▸ **To be done**
Set the listing down again in full, word for word, with the pictures left out.

------

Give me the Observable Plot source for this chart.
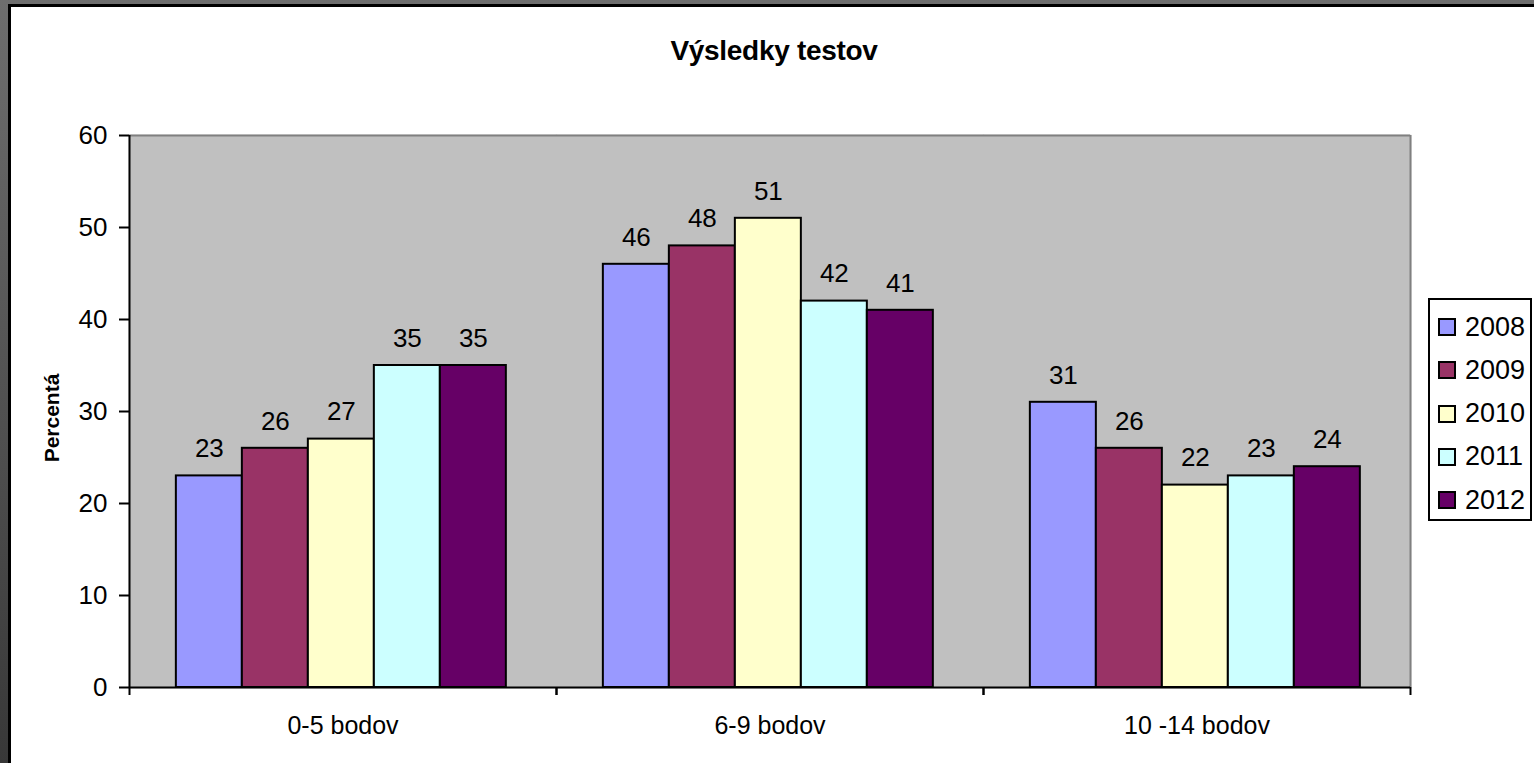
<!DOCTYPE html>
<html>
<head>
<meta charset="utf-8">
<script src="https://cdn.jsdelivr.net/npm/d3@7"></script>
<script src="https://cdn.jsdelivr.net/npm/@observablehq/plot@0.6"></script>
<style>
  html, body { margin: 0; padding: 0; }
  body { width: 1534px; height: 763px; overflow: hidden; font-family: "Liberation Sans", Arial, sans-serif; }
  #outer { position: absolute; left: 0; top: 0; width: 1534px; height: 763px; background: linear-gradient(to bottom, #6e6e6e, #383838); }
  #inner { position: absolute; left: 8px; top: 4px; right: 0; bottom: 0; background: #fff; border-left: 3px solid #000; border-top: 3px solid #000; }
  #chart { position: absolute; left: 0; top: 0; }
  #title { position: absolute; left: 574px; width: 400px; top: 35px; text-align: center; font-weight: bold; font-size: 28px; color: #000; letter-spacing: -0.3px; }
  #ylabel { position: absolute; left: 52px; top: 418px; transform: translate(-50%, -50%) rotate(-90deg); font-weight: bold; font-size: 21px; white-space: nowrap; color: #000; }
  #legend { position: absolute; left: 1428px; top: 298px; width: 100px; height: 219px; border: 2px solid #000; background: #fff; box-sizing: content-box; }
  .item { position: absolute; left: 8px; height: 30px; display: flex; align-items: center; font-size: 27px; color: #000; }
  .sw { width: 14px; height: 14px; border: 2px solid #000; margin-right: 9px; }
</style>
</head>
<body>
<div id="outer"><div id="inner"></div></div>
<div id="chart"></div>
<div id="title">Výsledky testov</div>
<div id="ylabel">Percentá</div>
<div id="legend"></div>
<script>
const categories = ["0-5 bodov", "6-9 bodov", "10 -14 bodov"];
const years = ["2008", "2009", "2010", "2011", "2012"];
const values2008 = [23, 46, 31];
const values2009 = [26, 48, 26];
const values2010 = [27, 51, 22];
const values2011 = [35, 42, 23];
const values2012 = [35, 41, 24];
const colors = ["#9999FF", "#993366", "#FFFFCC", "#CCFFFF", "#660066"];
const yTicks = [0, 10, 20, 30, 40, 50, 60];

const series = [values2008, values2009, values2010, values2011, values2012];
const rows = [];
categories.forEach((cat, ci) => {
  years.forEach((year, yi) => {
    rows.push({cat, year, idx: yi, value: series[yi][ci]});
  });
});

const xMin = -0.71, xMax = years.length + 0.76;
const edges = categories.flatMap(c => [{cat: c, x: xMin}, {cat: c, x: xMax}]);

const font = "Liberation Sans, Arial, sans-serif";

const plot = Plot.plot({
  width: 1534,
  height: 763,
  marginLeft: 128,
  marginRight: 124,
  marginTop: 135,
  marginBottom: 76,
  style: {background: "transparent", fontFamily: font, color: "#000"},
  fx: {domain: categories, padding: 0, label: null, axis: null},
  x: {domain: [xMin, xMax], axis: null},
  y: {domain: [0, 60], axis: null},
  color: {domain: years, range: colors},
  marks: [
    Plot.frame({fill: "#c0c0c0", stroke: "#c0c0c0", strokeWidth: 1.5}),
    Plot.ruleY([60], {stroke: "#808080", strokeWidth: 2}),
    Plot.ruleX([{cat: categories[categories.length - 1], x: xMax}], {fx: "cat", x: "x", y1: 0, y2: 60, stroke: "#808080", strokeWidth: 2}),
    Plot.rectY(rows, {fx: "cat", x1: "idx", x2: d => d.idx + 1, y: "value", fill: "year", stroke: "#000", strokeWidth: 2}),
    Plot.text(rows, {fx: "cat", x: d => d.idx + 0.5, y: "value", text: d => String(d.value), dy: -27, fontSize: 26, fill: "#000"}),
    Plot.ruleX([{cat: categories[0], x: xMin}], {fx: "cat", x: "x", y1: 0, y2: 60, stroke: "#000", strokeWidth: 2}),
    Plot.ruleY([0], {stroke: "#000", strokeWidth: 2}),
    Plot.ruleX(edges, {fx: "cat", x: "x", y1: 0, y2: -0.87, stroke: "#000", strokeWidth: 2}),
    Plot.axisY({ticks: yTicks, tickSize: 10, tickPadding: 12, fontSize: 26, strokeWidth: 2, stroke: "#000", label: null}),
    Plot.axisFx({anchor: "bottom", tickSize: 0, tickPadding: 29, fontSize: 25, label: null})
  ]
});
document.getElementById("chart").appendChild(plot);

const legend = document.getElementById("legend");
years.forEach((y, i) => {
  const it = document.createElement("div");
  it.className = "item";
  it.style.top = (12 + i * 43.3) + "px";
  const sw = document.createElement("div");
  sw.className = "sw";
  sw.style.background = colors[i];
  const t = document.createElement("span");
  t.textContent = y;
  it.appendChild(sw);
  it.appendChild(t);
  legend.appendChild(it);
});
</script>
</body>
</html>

------

▸ **Exercise solution**
Give me the Observable Plot source for this chart.
<!DOCTYPE html>
<html>
<head>
<meta charset="utf-8">
<script src="https://cdn.jsdelivr.net/npm/d3@7"></script>
<script src="https://cdn.jsdelivr.net/npm/@observablehq/plot@0.6"></script>
<style>
  html, body { margin: 0; padding: 0; }
  body { width: 1534px; height: 763px; overflow: hidden; font-family: "Liberation Sans", Arial, sans-serif; }
  #outer { position: absolute; left: 0; top: 0; width: 1534px; height: 763px; background: linear-gradient(to bottom, #6e6e6e, #383838); }
  #inner { position: absolute; left: 8px; top: 4px; right: 0; bottom: 0; background: #fff; border-left: 3px solid #000; border-top: 3px solid #000; }
  #chart { position: absolute; left: 0; top: 0; }
  #title { position: absolute; left: 574px; width: 400px; top: 35px; text-align: center; font-weight: bold; font-size: 28px; color: #000; letter-spacing: -0.3px; }
  #ylabel { position: absolute; left: 52px; top: 418px; transform: translate(-50%, -50%) rotate(-90deg); font-weight: bold; font-size: 21px; white-space: nowrap; color: #000; }
  #legend { position: absolute; left: 1428px; top: 298px; width: 100px; height: 219px; border: 2px solid #000; background: #fff; box-sizing: content-box; }
  .item { position: absolute; left: 8px; height: 30px; display: flex; align-items: center; font-size: 27px; color: #000; }
  .sw { width: 14px; height: 14px; border: 2px solid #000; margin-right: 9px; }
</style>
</head>
<body>
<div id="outer"><div id="inner"></div></div>
<div id="chart"></div>
<div id="title">Výsledky testov</div>
<div id="ylabel">Percentá</div>
<div id="legend"></div>
<script>
const categories = ["0-5 bodov", "6-9 bodov", "10 -14 bodov"];
const years = ["2008", "2009", "2010", "2011", "2012"];
const values2008 = [23, 46, 31];
const values2009 = [26, 48, 26];
const values2010 = [27, 51, 22];
const values2011 = [35, 42, 23];
const values2012 = [35, 41, 24];
const colors = ["#9999FF", "#993366", "#FFFFCC", "#CCFFFF", "#660066"];
const yTicks = [0, 10, 20, 30, 40, 50, 60];

const series = [values2008, values2009, values2010, values2011, values2012];
const rows = [];
categories.forEach((cat, ci) => {
  years.forEach((year, yi) => {
    rows.push({cat, year, idx: yi, value: series[yi][ci]});
  });
});

const xMin = -0.71, xMax = years.length + 0.76;
const edges = categories.flatMap(c => [{cat: c, x: xMin}, {cat: c, x: xMax}]);

const font = "Liberation Sans, Arial, sans-serif";

const plot = Plot.plot({
  width: 1534,
  height: 763,
  marginLeft: 128,
  marginRight: 124,
  marginTop: 135,
  marginBottom: 76,
  style: {background: "transparent", fontFamily: font, color: "#000"},
  fx: {domain: categories, padding: 0, label: null, axis: null},
  x: {domain: [xMin, xMax], axis: null},
  y: {domain: [0, 60], axis: null},
  color: {domain: years, range: colors},
  marks: [
    Plot.frame({fill: "#c0c0c0", stroke: "#c0c0c0", strokeWidth: 1.5}),
    Plot.ruleY([60], {stroke: "#808080", strokeWidth: 2}),
    Plot.ruleX([{cat: categories[categories.length - 1], x: xMax}], {fx: "cat", x: "x", y1: 0, y2: 60, stroke: "#808080", strokeWidth: 2}),
    Plot.rectY(rows, {fx: "cat", x1: "idx", x2: d => d.idx + 1, y: "value", fill: "year", stroke: "#000", strokeWidth: 2}),
    Plot.text(rows, {fx: "cat", x: d => d.idx + 0.5, y: "value", text: d => String(d.value), dy: -27, fontSize: 26, fill: "#000"}),
    Plot.ruleX([{cat: categories[0], x: xMin}], {fx: "cat", x: "x", y1: 0, y2: 60, stroke: "#000", strokeWidth: 2}),
    Plot.ruleY([0], {stroke: "#000", strokeWidth: 2}),
    Plot.ruleX(edges, {fx: "cat", x: "x", y1: 0, y2: -0.87, stroke: "#000", strokeWidth: 2}),
    Plot.axisY({ticks: yTicks, tickSize: 10, tickPadding: 12, fontSize: 26, strokeWidth: 2, stroke: "#000", label: null}),
    Plot.axisFx({anchor: "bottom", tickSize: 0, tickPadding: 29, fontSize: 25, label: null})
  ]
});
document.getElementById("chart").appendChild(plot);

const legend = document.getElementById("legend");
years.forEach((y, i) => {
  const it = document.createElement("div");
  it.className = "item";
  it.style.top = (12 + i * 43.3) + "px";
  const sw = document.createElement("div");
  sw.className = "sw";
  sw.style.background = colors[i];
  const t = document.createElement("span");
  t.textContent = y;
  it.appendChild(sw);
  it.appendChild(t);
  legend.appendChild(it);
});
</script>
</body>
</html>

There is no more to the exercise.